Problem description » Copy every line of the records below that holds the word "this".

-- START --

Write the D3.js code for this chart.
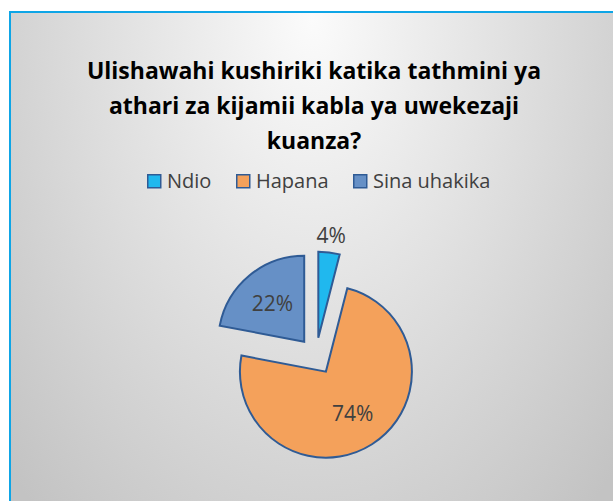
<!DOCTYPE html>
<html>
<head>
<meta charset="utf-8">
<script src="https://cdn.jsdelivr.net/npm/d3@7"></script>
<style>
  html, body { margin: 0; padding: 0; background: #ffffff; }
  svg { display: block; }
</style>
</head>
<body>
<script>
// data
var categories = ["Ndio", "Hapana", "Sina uhakika"],
    values = [4, 74, 22],
    colors = ["#20b8ee", "#f4a15b", "#6690c6"],
    titleLines = ["Ulishawahi kushiriki katika tathmini ya",
                  "athari za kijamii kabla ya uwekezaji",
                  "kuanza?"];

// setup
var width = 613, height = 501,
    cx = 316, cy = 356,
    radius = 86,
    explode = 18.5,
    outline = "#2f5b95",
    font = "'Open Sans', 'Noto Sans', sans-serif";

var svg = d3.select("body").append("svg")
    .attr("width", width).attr("height", height);

// background gradient (light at top centre, grey at the edges)
var grad = svg.append("defs").append("radialGradient")
    .attr("id", "bg")
    .attr("gradientUnits", "userSpaceOnUse")
    .attr("cx", 0).attr("cy", 0).attr("r", 1)
    .attr("gradientTransform", "translate(312,20) scale(420,650)");
grad.append("stop").attr("offset", 0).attr("stop-color", "#fbfbfb");
grad.append("stop").attr("offset", 1).attr("stop-color", "#c3c3c3");

svg.append("rect")
    .attr("x", 10).attr("y", 12)
    .attr("width", 640).attr("height", 520)
    .attr("fill", "url(#bg)")
    .attr("stroke", "#0ea5e6")
    .attr("stroke-width", 2);

// title
svg.append("text")
    .attr("font-family", font)
    .attr("font-weight", "bold")
    .attr("font-size", 23)
    .attr("fill", "#000")
    .attr("text-anchor", "middle")
  .selectAll("tspan")
  .data(titleLines)
  .enter().append("tspan")
    .attr("x", 314)
    .attr("y", function(d, i){ return 79 + i * 35; })
    .text(function(d){ return d; });

// legend
var legendPos = [147, 236, 353];
var legend = svg.append("g").attr("class", "legend")
  .selectAll("g")
  .data(categories)
  .enter().append("g")
    .attr("transform", function(d, i){ return "translate(" + legendPos[i] + ",174)"; });

legend.append("rect")
    .attr("x", 0.75).attr("y", 0.75)
    .attr("width", 13).attr("height", 13)
    .attr("fill", function(d, i){ return colors[i]; })
    .attr("stroke", outline)
    .attr("stroke-width", 1.5);

legend.append("text")
    .attr("x", 20).attr("y", 14)
    .attr("font-family", font)
    .attr("font-size", 20)
    .attr("fill", "#404040")
    .text(function(d){ return d; });

// pie
var pie = d3.pie().sort(null).value(function(d){ return d; }),
    arcs = pie(values),
    arc = d3.arc().innerRadius(0).outerRadius(radius),
    labelArc = d3.arc().innerRadius(50).outerRadius(50),
    outerLabelArc = d3.arc().innerRadius(103).outerRadius(103);

function offset(d){
  var a = (d.startAngle + d.endAngle) / 2;
  return [Math.sin(a) * explode, -Math.cos(a) * explode];
}

var slices = svg.append("g").attr("class", "pie")
    .attr("transform", "translate(" + cx + "," + cy + ")")
  .selectAll("g")
  .data(arcs)
  .enter().append("g")
    .attr("transform", function(d){ var o = offset(d); return "translate(" + o[0] + "," + o[1] + ")"; });

slices.append("path")
    .attr("d", arc)
    .attr("fill", function(d, i){ return colors[i]; })
    .attr("stroke", outline)
    .attr("stroke-width", 2)
    .attr("stroke-linejoin", "miter");

slices.append("text")
    .attr("transform", function(d){
      var c = d.value < 10 ? outerLabelArc.centroid(d) : labelArc.centroid(d);
      return "translate(" + c + ")";
    })
    .attr("dy", "0.35em")
    .attr("text-anchor", "middle")
    .attr("font-family", font)
    .attr("font-size", 21)
    .attr("fill", "#404040")
    .text(function(d){ return d.value + "%"; });
</script>
</body>
</html>
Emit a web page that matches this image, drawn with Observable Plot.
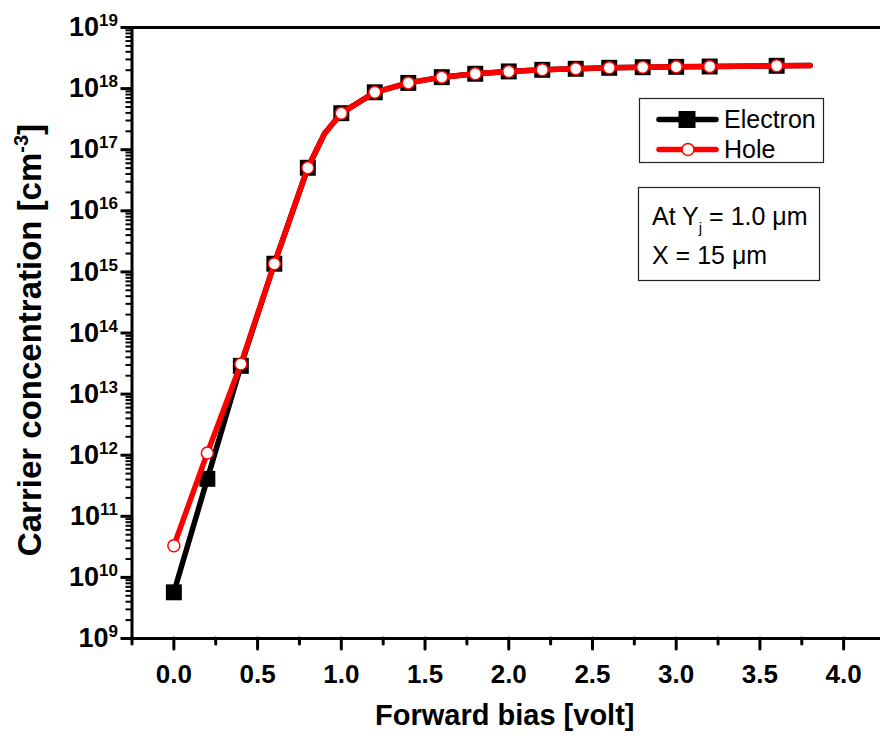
<!DOCTYPE html>
<html>
<head>
<meta charset="utf-8">
<script src="https://cdn.jsdelivr.net/npm/d3@7"></script>
<script src="https://cdn.jsdelivr.net/npm/@observablehq/plot@0.6"></script>
<style>
  body { margin: 0; background: #fff; }
  #wrap { position: relative; width: 880px; height: 745px; overflow: hidden; background: #fff;
          font-family: "Liberation Sans", Arial, sans-serif; }
  #wrap > svg.overlay { position: absolute; left: 0; top: 0; }
  #wrap > svg:first-child { max-width: none !important; }
</style>
</head>
<body>
<div id="wrap"></div>
<script>
// ---- data ----
const bias = [0, 0.2, 0.4, 0.6, 0.8, 1.0, 1.2, 1.4, 1.6, 1.8, 2.0, 2.2, 2.4, 2.6, 2.8, 3.0, 3.2, 3.6];
const electron = [5.7e9, 4.1e11, 2.9e13, 1.36e15, 5.06e16, 3.96e17, 8.7e17, 1.24e18, 1.54e18, 1.75e18,
                  1.91e18, 2.03e18, 2.11e18, 2.19e18, 2.24e18, 2.27e18, 2.30e18, 2.36e18];
const hole = [3.3e10, 1.09e12, 3.1e13, 1.36e15, 5.06e16, 3.96e17, 8.7e17, 1.24e18, 1.54e18, 1.75e18,
              1.91e18, 2.03e18, 2.11e18, 2.19e18, 2.24e18, 2.27e18, 2.30e18, 2.36e18];
// extra curve points (line only, no marker)
const curveBias = [0.9, 3.8];
const curveElectron = [1.84e17, 2.39e18];
const curveHole = [1.84e17, 2.39e18];

const xMajorTicks = [0, 0.5, 1.0, 1.5, 2.0, 2.5, 3.0, 3.5, 4.0];
const xMinorTicks = [-0.25, 0.25, 0.75, 1.25, 1.75, 2.25, 2.75, 3.25, 3.75];
const yExponents = [9, 10, 11, 12, 13, 14, 15, 16, 17, 18, 19];
const seriesNames = ["Electron", "Hole"];
const xTitle = "Forward bias [volt]";
const yTitleMain = "Carrier concentration [cm";
const yTitleSup = "-3";
const yTitleEnd = "]";
const noteLine1 = ["At Y", "j", " = 1.0 \u03bcm"];
const noteLine2 = "X = 15 \u03bcm";

// ---- derived tables ----
const markerRows = vals => bias.map((x, i) => ({x, y: vals[i]}));
const lineRows = (vals, cvals) =>
  [...markerRows(vals), ...curveBias.map((x, i) => ({x, y: cvals[i]}))].sort((a, b) => a.x - b.x);
const yMajor = yExponents.map(e => Math.pow(10, e));
const yMinor = [];
yExponents.slice(0, -1).forEach(e => { for (let k = 2; k <= 9; k++) yMinor.push(k * Math.pow(10, e)); });
const xLabelFmt = d3.format(".1f");

const FONT = "Liberation Sans, Arial, sans-serif";

const plot = Plot.plot({
  width: 885,
  height: 745,
  marginLeft: 131.5,
  marginRight: 0,
  marginTop: 27,
  marginBottom: 107,
  style: {fontFamily: FONT, background: "white", color: "black"},
  x: {domain: [-0.25, 4.25]},
  y: {type: "log", domain: [1e9, 1e19]},
  marks: [
    Plot.axisX(xMinorTicks, {tickSize: 6, strokeWidth: 3, strokeLinecap: "round", tickFormat: () => "", label: null}),
    Plot.axisX(xMajorTicks, {tickSize: 11, strokeWidth: 3, strokeLinecap: "round", tickPadding: 15,
      tickFormat: xLabelFmt, fontSize: 26, fontWeight: "bold", label: null}),
    Plot.axisY(yMinor, {tickSize: 6, strokeWidth: 2, tickFormat: () => "", label: null}),
    Plot.axisY(yMajor, {tickSize: 11, strokeWidth: 3, tickPadding: 3,
      tickFormat: d => "10^" + Math.round(Math.log10(d)), fontSize: 27, fontWeight: "bold", label: null}),
    Plot.frame({stroke: "black", strokeWidth: 3}),
    Plot.line(lineRows(electron, curveElectron), {x: "x", y: "y", stroke: "black", strokeWidth: 5.5}),
    Plot.dot(markerRows(electron), {x: "x", y: "y", symbol: "square", r: 9, fill: "black", stroke: "none"}),
    Plot.line(lineRows(hole, curveHole), {x: "x", y: "y", stroke: "#ff0000", strokeWidth: 5.5}),
    Plot.dot(markerRows(hole), {x: "x", y: "y", symbol: "circle", r: 6, fill: "white", stroke: "#ff0000", strokeWidth: 1.5}),
    Plot.text([xTitle], {text: d => d, frameAnchor: "bottom", lineAnchor: "middle", dx: -4, dy: 77,
      fontSize: 29, fontWeight: "bold"}),
    Plot.text([yTitleMain], {text: d => d, frameAnchor: "left", rotate: -90, lineAnchor: "middle",
      textAnchor: "middle", dx: -102, dy: 7, fontSize: 33, fontWeight: "bold"})
  ]
});

// superscripts in y tick labels and title
d3.select(plot).selectAll("text").each(function () {
  const t = this.textContent;
  const s = d3.select(this);
  const m = /^10\^(\d+)$/.exec(t);
  if (m) {
    s.text("10");
    s.append("tspan").attr("dy", -10).style("font-size", "17px").text(m[1]);
  } else if (t === yTitleMain) {
    s.append("tspan").attr("dy", -13).style("font-size", "20px").text(yTitleSup);
    s.append("tspan").attr("dy", 13).text(yTitleEnd);
  }
});

const wrap = document.getElementById("wrap");
wrap.appendChild(plot);

// ---- legend and note overlay ----
const ov = d3.select(wrap).append("svg").attr("class", "overlay")
  .attr("width", 880).attr("height", 745)
  .style("font-family", FONT);

// legend box
ov.append("rect").attr("x", 639.5).attr("y", 98.5).attr("width", 184).attr("height", 64)
  .attr("fill", "white").attr("stroke", "#222").attr("stroke-width", 1.2);
const legY = [119.5, 149.5];
const legColors = ["black", "#ff0000"];
seriesNames.forEach((name, i) => {
  ov.append("line").attr("x1", 659).attr("x2", 716).attr("y1", legY[i]).attr("y2", legY[i])
    .attr("stroke", legColors[i]).attr("stroke-width", 5.5).attr("stroke-linecap", "round");
  if (i === 0) {
    ov.append("rect").attr("x", 678.5).attr("y", legY[i] - 8.5).attr("width", 17).attr("height", 17).attr("fill", "black");
  } else {
    ov.append("circle").attr("cx", 688).attr("cy", legY[i]).attr("r", 6)
      .attr("fill", "white").attr("stroke", "#ff0000").attr("stroke-width", 1.5);
  }
  ov.append("text").attr("x", 724).attr("y", legY[i] + 8.5).attr("font-size", 25).text(name);
});

// note box
ov.append("rect").attr("x", 638.5).attr("y", 187.5).attr("width", 181).attr("height", 93)
  .attr("fill", "white").attr("stroke", "#222").attr("stroke-width", 1.2);
const n1 = ov.append("text").attr("x", 652).attr("y", 225).attr("font-size", 25);
n1.append("tspan").text(noteLine1[0]);
n1.append("tspan").attr("dy", 8).attr("font-size", 15).text(noteLine1[1]);
n1.append("tspan").attr("dy", -8).text(noteLine1[2]);
ov.append("text").attr("x", 652).attr("y", 263.5).attr("font-size", 25).text(noteLine2);
</script>
</body>
</html>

-- END --

Output »
Write the D3.js code for this chart.
Emit a web page that matches this image, drawn with Observable Plot.
  const t = this.textContent;
  const s = d3.select(this);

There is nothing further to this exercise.